▶ _Exercise objective_:
Omit every picture, and retype the lines that run from the beginning of the data below through the line containing "0.19, 0.15, 0.13]", inclusive.

▶ _Data extract_:
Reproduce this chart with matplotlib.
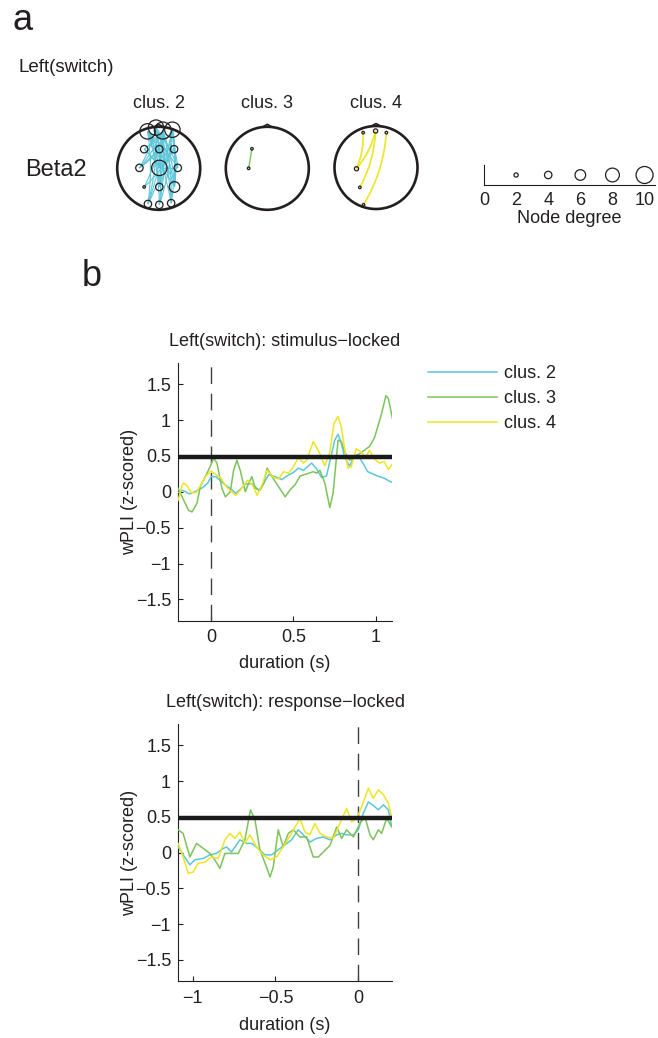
import matplotlib
matplotlib.use('Agg')
import matplotlib.pyplot as plt
import numpy as np
from matplotlib.path import Path
from matplotlib.patches import PathPatch, Circle

plt.rcParams['font.family'] = ['Liberation Sans', 'DejaVu Sans']
plt.rcParams['axes.unicode_minus'] = True
TXT = '#231f20'

# ---------------- data ----------------
cluster_names = ['clus. 2', 'clus. 3', 'clus. 4']
cluster_colors = ['#5CC6DA', '#7DC35B', '#EEE524']

# stimulus-locked traces
stim_c2_t = [-0.2, -0.17, -0.13, -0.09, -0.05, -0.02, 0.0, 0.03, 0.06, 0.09, 0.12, 0.15, 0.18, 0.21,
             0.25, 0.29, 0.32, 0.35, 0.39, 0.43, 0.46, 0.50, 0.53, 0.56, 0.59, 0.61, 0.64, 0.67, 0.70,
             0.72, 0.75, 0.77, 0.79, 0.81, 0.84, 0.87, 0.89, 0.92, 0.95, 0.99, 1.02, 1.05, 1.08, 1.10]
stim_c2_v = [-0.01, 0.02, -0.03, 0.01, 0.06, 0.12, 0.21, 0.21, 0.15, 0.09, 0.04, -0.02, 0.04, 0.11,
             0.11, 0.02, 0.12, 0.24, 0.21, 0.17, 0.22, 0.27, 0.33, 0.30, 0.36, 0.40, 0.32, 0.20, 0.22,
             0.42, 0.72, 0.80, 0.68, 0.48, 0.36, 0.50, 0.52, 0.40, 0.28, 0.24, 0.21, 0.19, 0.15, 0.13]

stim_c3_t = [-0.2, -0.165, -0.135, -0.115, -0.085, -0.065, -0.035, -0.005, 0.016, 0.036, 0.066, 0.087,
             0.117, 0.137, 0.157, 0.177, 0.208, 0.228, 0.248, 0.268, 0.298, 0.32, 0.34, 0.37, 0.41,
             0.45, 0.48, 0.51, 0.54, 0.58, 0.62, 0.64, 0.66, 0.69, 0.72, 0.74, 0.77, 0.79, 0.81, 0.84,
             0.87, 0.90, 0.93, 0.96, 0.99, 1.01, 1.035, 1.06, 1.075, 1.10]
stim_c3_v = [0.05, -0.12, -0.26, -0.28, -0.16, 0.07, 0.21, 0.35, 0.47, 0.40, 0.05, -0.07,
             0.00, 0.30, 0.44, 0.30, 0.00, 0.12, 0.21, 0.05, 0.02, 0.12, 0.33, 0.21, 0.07,
             -0.07, 0.03, 0.10, 0.22, 0.25, 0.28, 0.26, 0.30, 0.12, -0.22, -0.02, 0.72, 0.70, 0.56, 0.44,
             0.48, 0.53, 0.58, 0.63, 0.75, 0.90, 1.10, 1.34, 1.30, 1.02]

stim_c4_t = [-0.2, -0.17, -0.15, -0.12, -0.09, -0.06, -0.03, 0.0, 0.03, 0.06, 0.10, 0.15, 0.18, 0.22,
             0.25, 0.28, 0.31, 0.34, 0.38, 0.41, 0.44, 0.47, 0.50, 0.53, 0.56, 0.58, 0.62, 0.65, 0.69,
             0.72, 0.745, 0.77, 0.79, 0.81, 0.83, 0.85, 0.88, 0.91, 0.94, 0.96, 0.99, 1.02, 1.05, 1.075, 1.10]
stim_c4_v = [-0.12, 0.12, 0.10, -0.01, -0.01, 0.10, 0.22, 0.29, 0.24, 0.19, 0.05, -0.05, 0.03, 0.16,
             0.10, -0.05, 0.10, 0.30, 0.20, 0.18, 0.28, 0.26, 0.35, 0.48, 0.40, 0.44, 0.70, 0.58, 0.36,
             0.55, 0.95, 1.05, 0.90, 0.60, 0.33, 0.35, 0.60, 0.55, 0.48, 0.58, 0.46, 0.40, 0.42, 0.31, 0.39]

# response-locked traces
resp_c2_t = [-1.089, -1.059, -1.018, -0.988, -0.937, -0.897, -0.857, -0.816, -0.796, -0.766, -0.715,
             -0.675, -0.644, -0.604, -0.564, -0.523, -0.483, -0.442, -0.402, -0.362, -0.331, -0.291,
             -0.251, -0.210, -0.170, -0.129, -0.099, -0.069, -0.028, 0.002, 0.032, 0.063, 0.093, 0.123,
             0.154, 0.184, 0.204]
resp_c2_v = [0.08, -0.03, -0.17, -0.10, -0.08, -0.03, -0.01, 0.06, 0.08, 0.01, 0.18,
             0.13, 0.13, 0.06, -0.03, -0.03, 0.04, 0.11, 0.18, 0.32, 0.25, 0.15,
             0.20, 0.22, 0.18, 0.25, 0.27, 0.25, 0.25, 0.32, 0.55, 0.71, 0.66, 0.60,
             0.67, 0.60, 0.37]

resp_c3_t = [-1.089, -1.059, -1.018, -0.978, -0.937, -0.897, -0.867, -0.836, -0.806, -0.766, -0.725,
             -0.685, -0.651, -0.624, -0.594, -0.554, -0.533, -0.513, -0.483, -0.453, -0.422, -0.392,
             -0.352, -0.311, -0.271, -0.240, -0.210, -0.170, -0.129, -0.099, -0.069, -0.028, 0.012,
             0.042, 0.073, 0.093, 0.123, 0.143, 0.174, 0.204]
resp_c3_v = [0.32, 0.27, -0.06, 0.13, 0.06, -0.01, -0.10, -0.22, -0.01, -0.01, -0.01,
             0.18, 0.60, 0.46, 0.04, -0.20, -0.34, -0.20, 0.32, 0.08, 0.27, 0.32,
             0.22, 0.22, -0.06, -0.06, 0.01, 0.10, 0.36, 0.20, 0.32, 0.22, 0.41,
             0.50, 0.25, 0.18, 0.32, 0.27, 0.48, 0.36]

resp_c4_t = [-1.089, -1.059, -1.028, -0.998, -0.968, -0.927, -0.887, -0.846, -0.806, -0.776, -0.745,
             -0.715, -0.685, -0.655, -0.614, -0.574, -0.533, -0.493, -0.453, -0.402, -0.352, -0.321,
             -0.291, -0.261, -0.230, -0.190, -0.149, -0.119, -0.069, -0.038, -0.008, 0.022, 0.063,
             0.093, 0.123, 0.154, 0.184, 0.204]
resp_c4_v = [0.13, -0.06, -0.29, -0.27, -0.15, -0.13, -0.06, -0.08, 0.18, 0.27, 0.20,
             0.29, 0.13, 0.25, 0.08, -0.03, -0.10, -0.06, 0.08, 0.27, 0.48, 0.29,
             0.25, 0.41, 0.27, 0.22, 0.20, 0.36, 0.62, 0.43, 0.48, 0.64, 0.90,
             0.76, 0.88, 0.81, 0.69, 0.50]

threshold = 0.485
yticks = [-1.5, -1, -0.5, 0, 0.5, 1, 1.5]
ytick_labels = ['\u22121.5', '\u22121', '\u22120.5', '0', '0.5', '1', '1.5']
stim_xticks = [0, 0.5, 1]
stim_xtick_labels = ['0', '0.5', '1']
resp_xticks = [-1, -0.5, 0]
resp_xtick_labels = ['\u22121', '\u22120.5', '0']

# head networks (node positions in unit-head coordinates, node degree)
c2_nodes_x = [-0.27, -0.065, 0.10, 0.33, -0.35, 0.015, 0.37, -0.465, 0.015, 0.46, -0.35, 0.015, 0.38, -0.26, 0.015, 0.30]
c2_nodes_y = [0.89, 0.98, 0.91, 0.93, 0.46, 0.46, 0.46, 0.01, 0.01, 0.01, -0.45, -0.45, -0.45, -0.86, -0.88, -0.84]
c2_deg = [9, 9, 10, 9, 4, 4, 4, 4, 9, 4, 1, 4, 6, 4, 4, 4]
c2_edges = [(0, 13), (0, 14), (0, 12), (0, 8), (0, 11), (0, 15), (0, 5), (0, 9),
            (1, 13), (1, 14), (1, 15), (1, 12), (1, 8), (1, 11), (1, 7), (1, 9),
            (2, 13), (2, 14), (2, 15), (2, 12), (2, 8), (2, 10), (2, 7), (2, 4), (2, 11),
            (3, 13), (3, 14), (3, 15), (3, 12), (3, 8), (3, 11), (3, 6), (3, 7),
            (4, 12), (6, 12), (4, 8), (5, 8), (6, 8), (9, 8), (5, 7), (6, 9), (5, 6), (10, 6)]

c3_nodes_x = [-0.37, -0.45]
c3_nodes_y = [0.47, 0.0]
c3_deg = [1, 1]
c3_edges = [(0, 1)]

c4_nodes_x = [-0.31, -0.01, 0.25, -0.47, -0.39, -0.30]
c4_nodes_y = [0.84, 0.88, 0.84, -0.03, -0.48, -0.90]
c4_deg = [1, 2, 1, 2, 1, 1]
c4_edges = [(0, 3), (1, 3), (1, 4), (2, 5)]

legend_degrees = [2, 4, 6, 8, 10]
legend_ticks = [0, 2, 4, 6, 8, 10]

# ---------------- figure ----------------
W, H = 658, 1038
fig = plt.figure(figsize=(W / 100, H / 100), dpi=100)


def rect(l, t, r, b):
    return [l / W, 1 - b / H, (r - l) / W, (b - t) / H]


def deg_to_s(d):
    r_px = 0.8 * d + 0.5
    return (2 * r_px * 0.72) ** 2


# ---- panel a texts ----
fig.text(12 / W, 1 - 20 / H, 'a', fontsize=26, color=TXT, ha='left', va='center')
fig.text(18 / W, 1 - 68 / H, 'Left(switch)', fontsize=13.5, color=TXT, ha='left', va='center')
fig.text(25 / W, 1 - 170 / H, 'Beta2', fontsize=17, color=TXT, ha='left', va='center')
fig.text(82 / W, 1 - 277 / H, 'b', fontsize=26, color=TXT, ha='left', va='center')

head_centers = [(158.7, 168.3), (267.3, 168.3), (376.0, 167.5)]
head_r = 41.5
clusters = [(c2_nodes_x, c2_nodes_y, c2_deg, c2_edges, 0.08, 0.8),
            (c3_nodes_x, c3_nodes_y, c3_deg, c3_edges, 0.0, 1.0),
            (c4_nodes_x, c4_nodes_y, c4_deg, c4_edges, 0.12, 1.2)]

for k, ((cx, cy), (nx, ny, deg, edges, curv, elw)) in enumerate(zip(head_centers, clusters)):
    ext = 1.25 * head_r
    ax = fig.add_axes(rect(cx - ext, cy - ext, cx + ext, cy + ext))
    ax.set_xlim(-1.25, 1.25)
    ax.set_ylim(-1.25, 1.25)
    ax.set_aspect('equal')
    ax.axis('off')
    for (i, j) in edges:
        p1 = np.array([nx[i], ny[i]])
        p2 = np.array([nx[j], ny[j]])
        d = p2 - p1
        perp = np.array([-d[1], d[0]])
        if perp[0] < 0:
            perp = -perp
        ctrl = (p1 + p2) / 2 + curv * perp
        path = Path([p1, ctrl, p2], [Path.MOVETO, Path.CURVE3, Path.CURVE3])
        ax.add_patch(PathPatch(path, facecolor='none', edgecolor=cluster_colors[k], lw=elw, zorder=2))
    ax.add_patch(Circle((0, 0), 1.0, facecolor='none', edgecolor=TXT, lw=1.9, zorder=3))
    ax.plot([-0.12, 0, 0.12], [0.993, 1.06, 0.993], color=TXT, lw=1.2, zorder=3)
    ax.scatter(nx, ny, s=[deg_to_s(d) for d in deg], facecolors='none', edgecolors=TXT,
               linewidths=0.9, zorder=4)
    fig.text(cx / W, 1 - 103 / H, cluster_names[k], fontsize=13, color=TXT, ha='center', va='center')

# ---- node degree legend ----
lax = fig.add_axes(rect(484, 165, 655, 185))
lax.set_xlim(0, 10.65)
lax.set_ylim(0, 1)
lax.scatter(legend_degrees, [0.5] * len(legend_degrees), s=[deg_to_s(d) for d in legend_degrees],
            facecolors='none', edgecolors=TXT, linewidths=0.9, clip_on=False)
for sp in ['top', 'right']:
    lax.spines[sp].set_visible(False)
for sp in ['left', 'bottom']:
    lax.spines[sp].set_linewidth(0.8)
    lax.spines[sp].set_color(TXT)
lax.set_yticks([])
lax.set_xticks(legend_ticks)
lax.set_xticklabels([str(t) for t in legend_ticks])
lax.tick_params(axis='x', length=0, pad=5, labelsize=13, labelcolor=TXT)
lax.set_xlabel('Node degree', fontsize=13, color=TXT, labelpad=1)


# ---- time-series panels ----
def style_ts(ax, xlim, xticks, xlabels, title):
    ax.set_xlim(*xlim)
    ax.set_ylim(-1.8, 1.8)
    ax.set_yticks(yticks)
    ax.set_yticklabels(ytick_labels)
    ax.set_xticks(xticks)
    ax.set_xticklabels(xlabels)
    for sp in ['top', 'right']:
        ax.spines[sp].set_visible(False)
    for sp in ['left', 'bottom']:
        ax.spines[sp].set_linewidth(0.8)
        ax.spines[sp].set_color(TXT)
    ax.tick_params(direction='in', length=3.5, width=0.8, labelsize=13, labelcolor=TXT, color=TXT)
    ax.tick_params(axis='x', pad=6)
    ax.tick_params(axis='y', pad=5)
    ax.set_title(title, fontsize=13, color=TXT, pad=12)
    ax.set_ylabel('wPLI (z-scored)', fontsize=13, color=TXT, va='center')
    ax.set_xlabel('duration (s)', fontsize=13, color=TXT, va='center')


ax1 = fig.add_axes(rect(178, 362.6, 392, 621))
series1 = [(stim_c2_t, stim_c2_v), (stim_c3_t, stim_c3_v), (stim_c4_t, stim_c4_v)]
for (t, v), c, n in zip(series1, cluster_colors, cluster_names):
    ax1.plot(t, v, color=c, lw=1.1, label=n, zorder=3)
ax1.axhline(threshold, color='#1a1a1a', lw=3.2, zorder=4)
ax1.axvline(0, color='#404040', lw=1.0, dashes=(12, 7), zorder=2)
style_ts(ax1, (-0.2, 1.097), stim_xticks, stim_xtick_labels, 'Left(switch): stimulus\u2212locked')
ax1.yaxis.set_label_coords((130 - 178) / 214, 0.5)
ax1.xaxis.set_label_coords(0.5, -(663 - 621) / 258.4)

leg = ax1.legend(loc='upper left', bbox_to_anchor=(428 / W, 1 - 365 / H), bbox_transform=fig.transFigure,
                 frameon=False, fontsize=13, handlelength=3.8, handletextpad=0.4, labelspacing=0.45,
                 borderpad=0, borderaxespad=0)
for txt in leg.get_texts():
    txt.set_color(TXT)

ax2 = fig.add_axes(rect(178, 724, 392, 981.4))
series2 = [(resp_c2_t, resp_c2_v), (resp_c3_t, resp_c3_v), (resp_c4_t, resp_c4_v)]
for (t, v), c in zip(series2, cluster_colors):
    ax2.plot(t, v, color=c, lw=1.1, zorder=3)
ax2.axhline(threshold, color='#1a1a1a', lw=3.2, zorder=4)
ax2.axvline(0, color='#404040', lw=1.0, dashes=(12, 7), zorder=2)
style_ts(ax2, (-1.09, 0.206), resp_xticks, resp_xtick_labels, 'Left(switch): response\u2212locked')
ax2.yaxis.set_label_coords((130 - 178) / 214, 0.5)
ax2.xaxis.set_label_coords(0.5, -(1025 - 981.4) / 257.4)

fig.savefig('out.png', dpi=100)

▶ _Exercise output_:
Reproduce this chart with matplotlib.
import matplotlib
matplotlib.use('Agg')
import matplotlib.pyplot as plt
import numpy as np
from matplotlib.path import Path
from matplotlib.patches import PathPatch, Circle

plt.rcParams['font.family'] = ['Liberation Sans', 'DejaVu Sans']
plt.rcParams['axes.unicode_minus'] = True
TXT = '#231f20'

# ---------------- data ----------------
cluster_names = ['clus. 2', 'clus. 3', 'clus. 4']
cluster_colors = ['#5CC6DA', '#7DC35B', '#EEE524']

# stimulus-locked traces
stim_c2_t = [-0.2, -0.17, -0.13, -0.09, -0.05, -0.02, 0.0, 0.03, 0.06, 0.09, 0.12, 0.15, 0.18, 0.21,
             0.25, 0.29, 0.32, 0.35, 0.39, 0.43, 0.46, 0.50, 0.53, 0.56, 0.59, 0.61, 0.64, 0.67, 0.70,
             0.72, 0.75, 0.77, 0.79, 0.81, 0.84, 0.87, 0.89, 0.92, 0.95, 0.99, 1.02, 1.05, 1.08, 1.10]
stim_c2_v = [-0.01, 0.02, -0.03, 0.01, 0.06, 0.12, 0.21, 0.21, 0.15, 0.09, 0.04, -0.02, 0.04, 0.11,
             0.11, 0.02, 0.12, 0.24, 0.21, 0.17, 0.22, 0.27, 0.33, 0.30, 0.36, 0.40, 0.32, 0.20, 0.22,
             0.42, 0.72, 0.80, 0.68, 0.48, 0.36, 0.50, 0.52, 0.40, 0.28, 0.24, 0.21, 0.19, 0.15, 0.13]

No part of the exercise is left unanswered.